Brief >> Restate, exactly and without pictures, the lines from the start of the listing below through the line holding "Chart.register(...registerables);".
########
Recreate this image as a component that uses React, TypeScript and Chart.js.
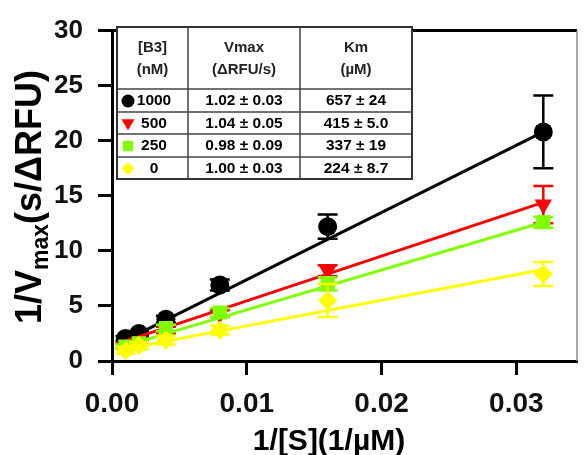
import React, { useEffect, useRef } from "react";
import { Chart, registerables } from "chart.js";

Chart.register(...registerables);

// ---- data ----
const xValues = [0.001, 0.002, 0.004, 0.008, 0.016, 0.032];
const b1000 = [2.05, 2.5, 3.8, 6.9, 12.2, 20.8];
const err1000 = [0.2, 0.2, 0.3, 0.5, 1.1, 3.3];
const b500 = [1.4, 1.8, 2.8, 4.3, 8.2, 14.2];
const err500 = [0.2, 0.2, 0.3, 0.3, 0.5, 1.7];
const b250 = [1.3, 1.6, 3.0, 4.4, 7.0, 12.6];
const err250 = [0.2, 0.2, 0.3, 0.4, 0.6, 0.5];
const b0 = [0.95, 1.4, 1.9, 2.8, 5.5, 7.9];
const err0 = [0.3, 0.3, 0.4, 0.4, 1.5, 1.1];

const fitX = [0.001, 0.032];
const fit1000 = [1.9, 20.8];
const fit500 = [1.8, 14.4];
const fit250 = [1.4, 12.6];
const fit0 = [1.1, 8.3];

const xTicks = [0, 0.01, 0.02, 0.03];
const xTickLabels = ["0.00", "0.01", "0.02", "0.03"];

const tableHeader1 = ["[B3]", "Vmax", "Km"];
const tableHeader2 = ["(nM)", "(\u0394RFU/s)", "(\u00b5M)"];
const tableConc = ["1000", "500", "250", "0"];
const tableVmax = ["1.02 \u00b1 0.03", "1.04 \u00b1 0.05", "0.98 \u00b1 0.09", "1.00 \u00b1 0.03"];
const tableKm = ["657 \u00b1 24", "415 \u00b1 5.0", "337 \u00b1 19", "224 \u00b1 8.7"];

const xTitle = "1/[S](1/\u00b5M)";
const yTitleA = "1/V";
const yTitleSub = "max";
const yTitleB = "(s/\u0394RFU)";

const BLACK = "#000000";
const RED = "#ff0000";
const GREEN = "#80ff00";
const YELLOW = "#ffff00";
const seriesColors = [BLACK, RED, GREEN, YELLOW];
const seriesShapes = ["circle", "triangle", "rect", "rectRot"];

const FONT = "'Liberation Sans', Arial, Helvetica, sans-serif";

const pts = (ys: number[]) => ys.map((y, i) => ({ x: xValues[i], y }));
const fitPts = (ys: number[]) => ys.map((y, i) => ({ x: fitX[i], y }));

function drawShape(ctx: CanvasRenderingContext2D, shape: string, x: number, y: number, r: number, color: string) {
  ctx.save();
  ctx.fillStyle = color;
  ctx.beginPath();
  if (shape === "circle") {
    ctx.arc(x, y, r, 0, Math.PI * 2);
  } else if (shape === "triangle") {
    ctx.moveTo(x - r, y - r * 0.8);
    ctx.lineTo(x + r, y - r * 0.8);
    ctx.lineTo(x, y + r * 0.9);
    ctx.closePath();
  } else if (shape === "rect") {
    ctx.rect(x - r * 0.8, y - r * 0.8, r * 1.6, r * 1.6);
  } else {
    ctx.moveTo(x, y - r);
    ctx.lineTo(x + r, y);
    ctx.lineTo(x, y + r);
    ctx.lineTo(x - r, y);
    ctx.closePath();
  }
  ctx.fill();
  ctx.restore();
}

const decorPlugin = {
  id: "decor",
  beforeDatasetDraw(chart: any, args: any) {
    const ds = chart.data.datasets[args.index];
    if (!ds.errors) return;
    const meta = chart.getDatasetMeta(args.index);
    const ys = chart.scales.y;
    const ctx = chart.ctx as CanvasRenderingContext2D;
    ctx.save();
    ctx.strokeStyle = ds.backgroundColor;
    ctx.lineWidth = 2.5;
    meta.data.forEach((pt: any, i: number) => {
      const v = ds.data[i].y;
      const e = ds.errors[i];
      const x = pt.x;
      const yt = ys.getPixelForValue(v + e);
      const yb = ys.getPixelForValue(v - e);
      ctx.beginPath();
      ctx.moveTo(x, yt);
      ctx.lineTo(x, yb);
      ctx.moveTo(x - 10, yt);
      ctx.lineTo(x + 10, yt);
      ctx.moveTo(x - 10, yb);
      ctx.lineTo(x + 10, yb);
      ctx.stroke();
    });
    ctx.restore();
  },
  afterDraw(chart: any) {
    const ctx = chart.ctx as CanvasRenderingContext2D;
    const a = chart.chartArea;
    ctx.save();
    // frame
    ctx.strokeStyle = "#000";
    ctx.lineWidth = 3;
    ctx.beginPath();
    ctx.moveTo(a.left, a.top);
    ctx.lineTo(a.right, a.top);
    ctx.stroke();
    ctx.strokeStyle = "#8a8a8a";
    ctx.lineWidth = 1.5;
    ctx.beginPath();
    ctx.moveTo(a.right, a.top);
    ctx.lineTo(a.right, a.bottom);
    ctx.stroke();

    // table
    const cols = [117, 188, 300, 412];
    const rows = [27, 89, 112, 134, 157, 179];
    ctx.fillStyle = "#fff";
    ctx.fillRect(cols[0], rows[0], cols[3] - cols[0], rows[5] - rows[0]);
    ctx.strokeStyle = "#444";
    ctx.lineWidth = 1.5;
    ctx.beginPath();
    for (let i = 1; i < rows.length - 1; i++) {
      ctx.moveTo(cols[0], rows[i]);
      ctx.lineTo(cols[3], rows[i]);
    }
    for (let j = 1; j < cols.length - 1; j++) {
      ctx.moveTo(cols[j], rows[0]);
      ctx.lineTo(cols[j], rows[5]);
    }
    ctx.stroke();
    ctx.lineWidth = 2;
    ctx.strokeStyle = "#333";
    ctx.strokeRect(cols[0], rows[0], cols[3] - cols[0], rows[5] - rows[0]);

    ctx.textAlign = "center";
    ctx.textBaseline = "middle";
    ctx.fillStyle = "#222";
    ctx.font = `bold 15px ${FONT}`;
    for (let j = 0; j < 3; j++) {
      const cx = (cols[j] + cols[j + 1]) / 2;
      ctx.fillText(tableHeader1[j], cx, 48);
      ctx.fillText(tableHeader2[j], cx, 70);
    }
    ctx.fillStyle = "#000";
    ctx.font = `bold 15.5px ${FONT}`;
    for (let i = 0; i < 4; i++) {
      const cy = (rows[i + 1] + rows[i + 2]) / 2 + 0.5;
      ctx.fillText(tableConc[i], 154, cy);
      ctx.fillText(tableVmax[i], (cols[1] + cols[2]) / 2, cy);
      ctx.fillText(tableKm[i], (cols[2] + cols[3]) / 2, cy);
      drawShape(ctx, seriesShapes[i], 128, cy + (i === 1 ? 1 : 0), 6.5, seriesColors[i]);
    }

    // axis titles
    ctx.fillStyle = "#000";
    ctx.font = `bold 30px ${FONT}`;
    ctx.textAlign = "center";
    ctx.textBaseline = "middle";
    ctx.fillText(xTitle, 329, 442);

    ctx.translate(28, 197);
    ctx.rotate(-Math.PI / 2);
    ctx.textAlign = "left";
    ctx.textBaseline = "alphabetic";
    const big = `bold 36px ${FONT}`;
    const small = `bold 23px ${FONT}`;
    ctx.font = big;
    const wA = ctx.measureText(yTitleA).width;
    const wB = ctx.measureText(yTitleB).width;
    ctx.font = small;
    const wS = ctx.measureText(yTitleSub).width;
    const total = wA + wS + wB;
    let px = -total / 2;
    const base = 13;
    ctx.font = big;
    ctx.fillText(yTitleA, px, base);
    px += wA;
    ctx.font = small;
    ctx.fillText(yTitleSub, px, base + 7);
    px += wS;
    ctx.font = big;
    ctx.fillText(yTitleB, px, base);
    ctx.restore();
  },
};

export default function App() {
  const ref = useRef<HTMLCanvasElement | null>(null);
  useEffect(() => {
    if (!ref.current) return;
    const scatter = (label: string, ys: number[], errs: number[], color: string, shape: string, radius: number, order: number, rotation = 0) => ({
      type: "scatter" as const,
      label,
      data: pts(ys),
      errors: errs,
      backgroundColor: color,
      borderColor: color,
      pointStyle: shape,
      pointRadius: radius,
      pointRotation: rotation,
      pointBorderWidth: 0,
      showLine: false,
      order,
    });
    const fit = (label: string, ys: number[], color: string, order: number) => ({
      type: "line" as const,
      label,
      data: fitPts(ys),
      borderColor: color,
      backgroundColor: color,
      borderWidth: 3,
      pointRadius: 0,
      fill: false,
      order,
    });
    const chart = new Chart(ref.current, {
      type: "scatter",
      data: {
        datasets: [
          fit("fit 0", fit0, YELLOW, 2),
          scatter("0 nM", b0, err0, YELLOW, "rectRot", 9.5, 1),
          fit("fit 250", fit250, GREEN, 4),
          scatter("250 nM", b250, err250, GREEN, "rect", 10, 3),
          fit("fit 500", fit500, RED, 6),
          scatter("500 nM", b500, err500, RED, "triangle", 10, 5, 180),
          fit("fit 1000", fit1000, BLACK, 8),
          scatter("1000 nM", b1000, err1000, BLACK, "circle", 9.5, 7),
        ] as any,
      },
      options: {
        animation: false,
        responsive: false,
        layout: { padding: { top: 25, right: 6, left: 0, bottom: 0 } },
        plugins: { legend: { display: false }, tooltip: { enabled: false } },
        scales: {
          x: {
            type: "linear",
            min: 0,
            max: 0.0345,
            afterBuildTicks: (s: any) => {
              s.ticks = xTicks.map((v) => ({ value: v }));
            },
            afterFit: (s: any) => {
              s.height = 94;
            },
            ticks: {
              callback: (v: any) => {
                const i = xTicks.findIndex((t) => Math.abs(t - v) < 1e-9);
                return i >= 0 ? xTickLabels[i] : "";
              },
              font: { family: FONT, size: 28, weight: "bold" },
              color: "#111",
              padding: 12,
              maxRotation: 0,
              autoSkip: false,
            },
            grid: { drawOnChartArea: false, drawTicks: true, tickLength: 14, tickWidth: 3, tickColor: "#000" },
            border: { display: true, width: 3, color: "#000" },
          },
          y: {
            type: "linear",
            min: 0,
            max: 30,
            afterFit: (s: any) => {
              s.width = 112;
            },
            ticks: {
              stepSize: 5,
              font: { family: FONT, size: 26, weight: "bold" },
              color: "#111",
              padding: 15,
            },
            grid: { drawOnChartArea: false, drawTicks: true, tickLength: 14, tickWidth: 3, tickColor: "#000" },
            border: { display: true, width: 3, color: "#000" },
          },
        },
      } as any,
      plugins: [decorPlugin as any],
    });
    return () => chart.destroy();
  }, []);
  return (
    <div style={{ position: "absolute", left: 0, top: 0, width: 587, height: 455, background: "#fff" }}>
      <canvas ref={ref} width={587} height={455} style={{ display: "block" }} />
    </div>
  );
}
########
Correct output >>
Recreate this image as a component that uses React, TypeScript and Chart.js.
import React, { useEffect, useRef } from "react";
import { Chart, registerables } from "chart.js";

Chart.register(...registerables);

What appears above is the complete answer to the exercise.